A US blockade of the Strait of Hormuz threatens global energy flows, forcing India to face soaring crude prices and potential shortages in essential LPG and LNG supplies.
The US Navy has officially initiated a blockade of the critical Strait of Hormuz as a pressure tactic against Iran following the failure of weekend peace talks. This strategic move restricts all vessels entering or departing Iranian ports, effectively isolating Iranian energy flows while aiming to uphold freedom of navigation for other nations. As global markets react, the ripple effects are already being felt, with crude oil prices surging past the $100 dollar mark. This escalation poses a significant challenge for India, a nation heavily dependent on energy imports from the region, as the blockade threatens to balloon import bills and disrupt essential fuel supplies.
The immediate trigger for this escalation was the collapse of diplomatic talks, leading the US to deploy CENTCOM forces to enforce an impartial blockade against any vessel interacting with Iranian coastal areas. While the US statement clarifies that the restrictions target only Iranian ports, the broader implications for global trade are severe. Experts emphasize that any restriction on crude oil flow inevitably drives up prices, directly impacting dependent economies like India. The market reaction has already been swift, with insurers and traders pricing in higher geopolitical risks, causing benchmark prices to spike even before the blockade fully takes effect.
For India, the situation presents a complex web of economic challenges. Sumit Ritolia, a modeling and refining manager at Kpler, notes that while direct exposure to Iranian crude is limited, the secondary effects could be profound.
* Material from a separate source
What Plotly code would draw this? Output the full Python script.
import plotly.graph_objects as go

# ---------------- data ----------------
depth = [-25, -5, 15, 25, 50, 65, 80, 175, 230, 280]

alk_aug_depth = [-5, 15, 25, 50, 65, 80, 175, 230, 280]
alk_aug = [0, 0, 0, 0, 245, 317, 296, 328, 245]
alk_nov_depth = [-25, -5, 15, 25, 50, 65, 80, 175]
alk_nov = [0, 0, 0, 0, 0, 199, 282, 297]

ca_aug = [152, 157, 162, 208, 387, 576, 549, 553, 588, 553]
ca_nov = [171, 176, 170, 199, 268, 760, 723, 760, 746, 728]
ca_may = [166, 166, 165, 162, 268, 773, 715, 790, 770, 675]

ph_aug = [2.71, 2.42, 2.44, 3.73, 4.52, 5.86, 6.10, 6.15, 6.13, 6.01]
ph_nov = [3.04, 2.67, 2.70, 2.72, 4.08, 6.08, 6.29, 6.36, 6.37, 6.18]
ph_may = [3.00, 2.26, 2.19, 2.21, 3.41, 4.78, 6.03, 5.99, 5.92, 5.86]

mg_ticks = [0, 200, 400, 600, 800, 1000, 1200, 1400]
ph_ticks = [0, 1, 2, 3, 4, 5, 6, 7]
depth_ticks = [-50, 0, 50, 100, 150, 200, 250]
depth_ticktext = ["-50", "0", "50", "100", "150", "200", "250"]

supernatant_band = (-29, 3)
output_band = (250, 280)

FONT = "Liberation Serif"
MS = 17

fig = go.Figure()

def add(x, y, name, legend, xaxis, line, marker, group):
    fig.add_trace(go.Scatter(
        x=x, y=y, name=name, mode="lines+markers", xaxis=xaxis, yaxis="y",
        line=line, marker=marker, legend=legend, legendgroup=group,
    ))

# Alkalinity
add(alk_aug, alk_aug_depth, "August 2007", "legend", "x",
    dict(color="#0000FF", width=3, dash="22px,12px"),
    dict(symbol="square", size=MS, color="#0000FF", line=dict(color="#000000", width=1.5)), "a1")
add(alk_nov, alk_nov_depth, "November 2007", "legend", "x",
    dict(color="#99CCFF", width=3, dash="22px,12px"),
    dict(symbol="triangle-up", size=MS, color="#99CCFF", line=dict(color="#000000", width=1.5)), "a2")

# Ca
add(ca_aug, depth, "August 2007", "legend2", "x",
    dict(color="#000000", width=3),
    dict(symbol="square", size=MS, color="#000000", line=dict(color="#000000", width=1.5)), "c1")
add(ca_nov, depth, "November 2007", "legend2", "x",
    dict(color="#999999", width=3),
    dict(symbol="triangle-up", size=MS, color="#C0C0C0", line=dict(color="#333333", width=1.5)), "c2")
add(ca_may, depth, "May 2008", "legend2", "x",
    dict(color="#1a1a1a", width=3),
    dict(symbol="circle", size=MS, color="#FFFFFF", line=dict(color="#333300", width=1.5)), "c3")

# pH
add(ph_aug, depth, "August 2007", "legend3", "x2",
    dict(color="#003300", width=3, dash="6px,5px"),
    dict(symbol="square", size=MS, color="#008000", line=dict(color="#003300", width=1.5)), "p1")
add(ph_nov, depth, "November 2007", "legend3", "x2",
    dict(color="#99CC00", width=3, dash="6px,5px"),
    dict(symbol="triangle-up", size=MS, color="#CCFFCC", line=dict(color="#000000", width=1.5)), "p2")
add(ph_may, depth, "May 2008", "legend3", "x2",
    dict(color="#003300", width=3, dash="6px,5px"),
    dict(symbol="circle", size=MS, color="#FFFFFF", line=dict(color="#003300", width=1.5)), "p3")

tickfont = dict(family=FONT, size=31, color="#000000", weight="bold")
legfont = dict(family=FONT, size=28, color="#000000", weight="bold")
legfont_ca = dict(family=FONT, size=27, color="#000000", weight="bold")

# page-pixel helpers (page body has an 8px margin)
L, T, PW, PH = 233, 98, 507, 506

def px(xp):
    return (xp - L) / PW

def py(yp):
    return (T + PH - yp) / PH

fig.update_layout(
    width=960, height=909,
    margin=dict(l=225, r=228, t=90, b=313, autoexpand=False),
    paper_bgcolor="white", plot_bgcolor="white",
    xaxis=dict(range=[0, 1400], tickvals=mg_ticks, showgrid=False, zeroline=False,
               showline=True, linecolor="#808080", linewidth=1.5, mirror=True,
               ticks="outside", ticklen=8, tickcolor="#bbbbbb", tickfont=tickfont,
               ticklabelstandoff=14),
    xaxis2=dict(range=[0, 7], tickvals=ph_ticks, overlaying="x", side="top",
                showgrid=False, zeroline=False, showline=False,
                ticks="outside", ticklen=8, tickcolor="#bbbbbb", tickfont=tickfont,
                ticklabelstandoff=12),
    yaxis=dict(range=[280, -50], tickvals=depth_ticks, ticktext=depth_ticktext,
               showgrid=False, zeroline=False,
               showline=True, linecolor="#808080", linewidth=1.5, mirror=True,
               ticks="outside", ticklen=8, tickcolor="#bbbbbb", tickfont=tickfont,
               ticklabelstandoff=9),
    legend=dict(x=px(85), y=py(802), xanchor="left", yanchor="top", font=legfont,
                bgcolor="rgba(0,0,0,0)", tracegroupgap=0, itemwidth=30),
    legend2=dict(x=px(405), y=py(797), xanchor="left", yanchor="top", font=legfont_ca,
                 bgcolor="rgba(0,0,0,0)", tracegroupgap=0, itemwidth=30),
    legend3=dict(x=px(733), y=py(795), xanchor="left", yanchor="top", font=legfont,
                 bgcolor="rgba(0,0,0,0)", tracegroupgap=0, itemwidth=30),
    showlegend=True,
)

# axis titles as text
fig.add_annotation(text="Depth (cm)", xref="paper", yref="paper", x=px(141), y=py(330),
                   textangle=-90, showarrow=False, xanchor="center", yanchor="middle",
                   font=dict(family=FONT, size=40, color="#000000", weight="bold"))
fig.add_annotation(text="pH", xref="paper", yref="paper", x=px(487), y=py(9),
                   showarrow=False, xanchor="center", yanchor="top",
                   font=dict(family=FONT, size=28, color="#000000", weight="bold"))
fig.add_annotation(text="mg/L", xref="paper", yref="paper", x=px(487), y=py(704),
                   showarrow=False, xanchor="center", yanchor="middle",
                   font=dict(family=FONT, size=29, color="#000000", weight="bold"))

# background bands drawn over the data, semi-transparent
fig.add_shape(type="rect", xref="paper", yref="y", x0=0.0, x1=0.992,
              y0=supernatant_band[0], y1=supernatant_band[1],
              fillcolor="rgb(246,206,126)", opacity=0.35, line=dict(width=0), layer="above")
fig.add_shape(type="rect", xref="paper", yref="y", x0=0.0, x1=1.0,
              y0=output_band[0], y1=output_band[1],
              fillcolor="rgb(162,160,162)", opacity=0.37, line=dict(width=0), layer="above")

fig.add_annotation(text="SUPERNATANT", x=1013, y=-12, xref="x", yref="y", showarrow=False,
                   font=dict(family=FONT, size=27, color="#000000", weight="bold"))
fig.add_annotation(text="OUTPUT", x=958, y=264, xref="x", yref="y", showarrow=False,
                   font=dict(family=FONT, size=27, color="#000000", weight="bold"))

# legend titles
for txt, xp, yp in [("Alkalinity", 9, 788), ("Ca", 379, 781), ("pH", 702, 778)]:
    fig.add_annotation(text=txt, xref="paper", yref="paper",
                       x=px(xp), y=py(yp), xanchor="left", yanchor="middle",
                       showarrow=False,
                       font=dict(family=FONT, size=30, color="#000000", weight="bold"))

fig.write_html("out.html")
The primary concern lies in the potential displacement of China, which currently sources roughly 90% of Iranian crude. If China faces tighter enforcement or logistical hurdles, it may shift its demand to alternative suppliers, intensifying competition for the same barrels that India relies on. This "China displacement effect" could lead to higher benchmark prices for Brent and Dubai crude, particularly in the spot market where Indian refiners are active, thereby increasing the cost of India crude oil imports significantly.
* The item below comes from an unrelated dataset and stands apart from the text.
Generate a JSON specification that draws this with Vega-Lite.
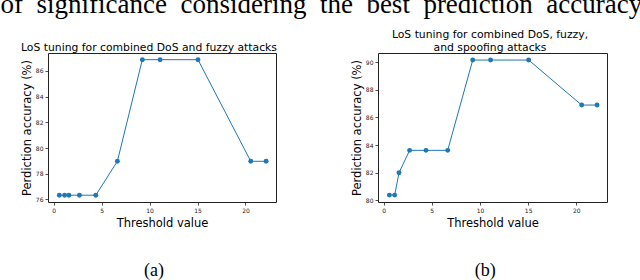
{
  "$schema": "https://vega.github.io/schema/vega-lite/v6.json",
  "background": "white",
  "padding": {"left": 0, "top": -9, "right": 0, "bottom": 0},
  "title": {
    "text": "of\u00a0\u00a0significance\u00a0\u00a0considering\u00a0\u00a0the\u00a0\u00a0best\u00a0\u00a0prediction\u00a0\u00a0accuracy",
    "anchor": "start",
    "frame": "bounds",
    "font": "Liberation Serif",
    "fontSize": 27,
    "fontWeight": "normal",
    "color": "black",
    "offset": 9,
    "dx": -20
  },
  "datasets": {
    "a": [
      {"threshold": 0.6, "accuracy": 76.33},
      {"threshold": 1.15, "accuracy": 76.33},
      {"threshold": 1.6, "accuracy": 76.33},
      {"threshold": 2.7, "accuracy": 76.33},
      {"threshold": 4.4, "accuracy": 76.33},
      {"threshold": 6.65, "accuracy": 78.97},
      {"threshold": 9.25, "accuracy": 86.88},
      {"threshold": 11.1, "accuracy": 86.88},
      {"threshold": 15.05, "accuracy": 86.88},
      {"threshold": 20.55, "accuracy": 78.97},
      {"threshold": 22.15, "accuracy": 78.97}
    ],
    "b": [
      {"threshold": 0.6, "accuracy": 80.38},
      {"threshold": 1.15, "accuracy": 80.38},
      {"threshold": 1.6, "accuracy": 82.0},
      {"threshold": 2.7, "accuracy": 83.62},
      {"threshold": 4.4, "accuracy": 83.62},
      {"threshold": 6.65, "accuracy": 83.62},
      {"threshold": 9.25, "accuracy": 90.16},
      {"threshold": 11.1, "accuracy": 90.16},
      {"threshold": 15.05, "accuracy": 90.16},
      {"threshold": 20.55, "accuracy": 86.9},
      {"threshold": 22.15, "accuracy": 86.9}
    ]
  },
  "spacing": 72,
  "hconcat": [
    {
      "title": {"text": "(a)", "orient": "bottom", "anchor": "middle", "font": "Liberation Serif", "fontSize": 18, "fontWeight": "normal", "color": "black", "offset": 33, "dx": 5},
      "vconcat": [
        {
          "width": 228,
          "height": 149,
          "title": {"text": ["\u00a0", "LoS tuning for combined DoS and fuzzy attacks"], "anchor": "middle", "frame": "group", "dx": -13, "offset": 0, "font": "DejaVu Sans", "fontSize": 10.8, "fontWeight": "normal", "lineHeight": 13.5, "color": "black"},
          "data": {"name": "a"},
          "encoding": {
            "x": {"field": "threshold", "type": "quantitative", "scale": {"domain": [-0.58, 23.18], "nice": false, "zero": false}, "axis": {"values": [0, 5, 10, 15, 20], "title": "Threshold value"}},
            "y": {"field": "accuracy", "type": "quantitative", "scale": {"domain": [75.8, 87.4], "nice": false, "zero": false}, "axis": {"values": [76, 78, 80, 82, 84, 86], "title": "Perdiction accuracy (%)"}}
          },
          "layer": [
            {"mark": {"type": "line", "color": "#1f77b4", "strokeWidth": 1}, "encoding": {}},
            {"mark": {"type": "point", "filled": true, "opacity": 1, "size": 24, "color": "#1f77b4"}, "encoding": {}}
          ]
        }
      ]
    },
    {
      "title": {"text": "(b)", "orient": "bottom", "anchor": "middle", "font": "Liberation Serif", "fontSize": 18, "fontWeight": "normal", "color": "black", "offset": 33, "dx": 6},
      "vconcat": [
        {
          "width": 229,
          "height": 149,
          "title": {"text": ["LoS tuning for combined DoS, fuzzy,", "and spoofing attacks"], "anchor": "middle", "frame": "group", "dx": -2.5, "offset": 0, "font": "DejaVu Sans", "fontSize": 10.8, "fontWeight": "normal", "lineHeight": 13.5, "color": "black"},
          "data": {"name": "b"},
          "encoding": {
            "x": {"field": "threshold", "type": "quantitative", "scale": {"domain": [-0.58, 23.18], "nice": false, "zero": false}, "axis": {"values": [0, 5, 10, 15, 20], "title": "Threshold value"}},
            "y": {"field": "accuracy", "type": "quantitative", "scale": {"domain": [79.88, 90.67], "nice": false, "zero": false}, "axis": {"values": [80, 82, 84, 86, 88, 90], "title": "Perdiction accuracy (%)"}}
          },
          "layer": [
            {"mark": {"type": "line", "color": "#1f77b4", "strokeWidth": 1}, "encoding": {}},
            {"mark": {"type": "point", "filled": true, "opacity": 1, "size": 24, "color": "#1f77b4"}, "encoding": {}}
          ]
        }
      ]
    }
  ],
  "config": {
    "view": {"stroke": "#222", "strokeWidth": 1},
    "axis": {"grid": false, "domain": false, "tickColor": "#222", "tickSize": 3, "tickWidth": 0.8, "labelFont": "DejaVu Sans", "labelFontSize": 6, "labelColor": "#222", "labelPadding": 2, "titleFont": "DejaVu Sans", "titleFontSize": 11.5, "titleFontWeight": "normal", "titleColor": "black"},
    "axisX": {"titlePadding": 4},
    "axisY": {"titlePadding": 3}
  }
}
Furthermore, the market dynamics could lead to a shortage of sour crude grades. Reduced access to Iranian medium-sour barrels might tighten the availability of similar grades from Saudi Arabia, Iraq, and the UAE, forcing Indian refiners to pay stronger premiums. This would negatively impact India's refining economics. Additionally, any escalation in the region, even without a full formal blockade, could spike tanker freight rates and insurance costs, further adding to the landed costs of crude oil. Sourav Mitra, a partner at Grant Thornton Bharat, warns that this scenario creates a stratified energy and economic shock for India that extends beyond just oil and gas, potentially widening the trade deficit and pressuring the rupee.
The reliance on Russian crude, which has helped mitigate supply risks previously, faces new challenges. While India has stepped up procurement from Russia, souring near levels seen in June 2023, the era of cheap Russian oil is diminishing. Heightened global demand, shrinking sanctions discounts, and rising logistics costs mean Russian crude is now trading at a premium on a delivered basis at Indian ports. As West Asian supplies face disruption, Russia's growing leverage allows it to price crude more aggressively. Consequently, while India can secure volumes, the inflation-shielding benefit that discounted Russian oil once provided is limited, leading to higher landed costs.
Beyond crude oil, the most critical vulnerability identified by experts is the potential for LPG and LNG supply disruption. Approximately 30-40% of India's crude, 45-55% of its LNG, and 85-90% of imported LPG volumes transit through the Strait of Hormuz. The ongoing tension has already forced the government to ration LPG for commercial purposes and extend the time period between bookings for domestic cylinders. If the US blockade persists or escalates, these supplies could face severe interruptions. This would directly impact fuel inflation, fertilizer costs, and household cooking gas subsidies, while also affecting the power sector and remittances, which are vital for India's macroeconomic stability given the 8-9 million workers in Gulf economies.
India is actively implementing mitigating measures to sustain supplies despite the volatile global scenario. The government has diversified crude sourcing to around 40 countries, with about 70% of crude import volumes now routed outside the Strait of Hormuz, reducing direct transit concentration. Refineries are operating at high utilization, and additional crude cargoes are en-route to support near-term continuity. For the critical LPG sector, which sees 60% of domestic consumption as import-dependent, the government has increased domestic production by diverting output from other sources. However, the main watchpoint remains the stability of gas procurement through alternative suppliers and routes, as any sustained disruption to Gulf economies could threaten the $100 billion annual remittance inflow, amplifying the macroeconomic blowback of what is already a volatile global scenario.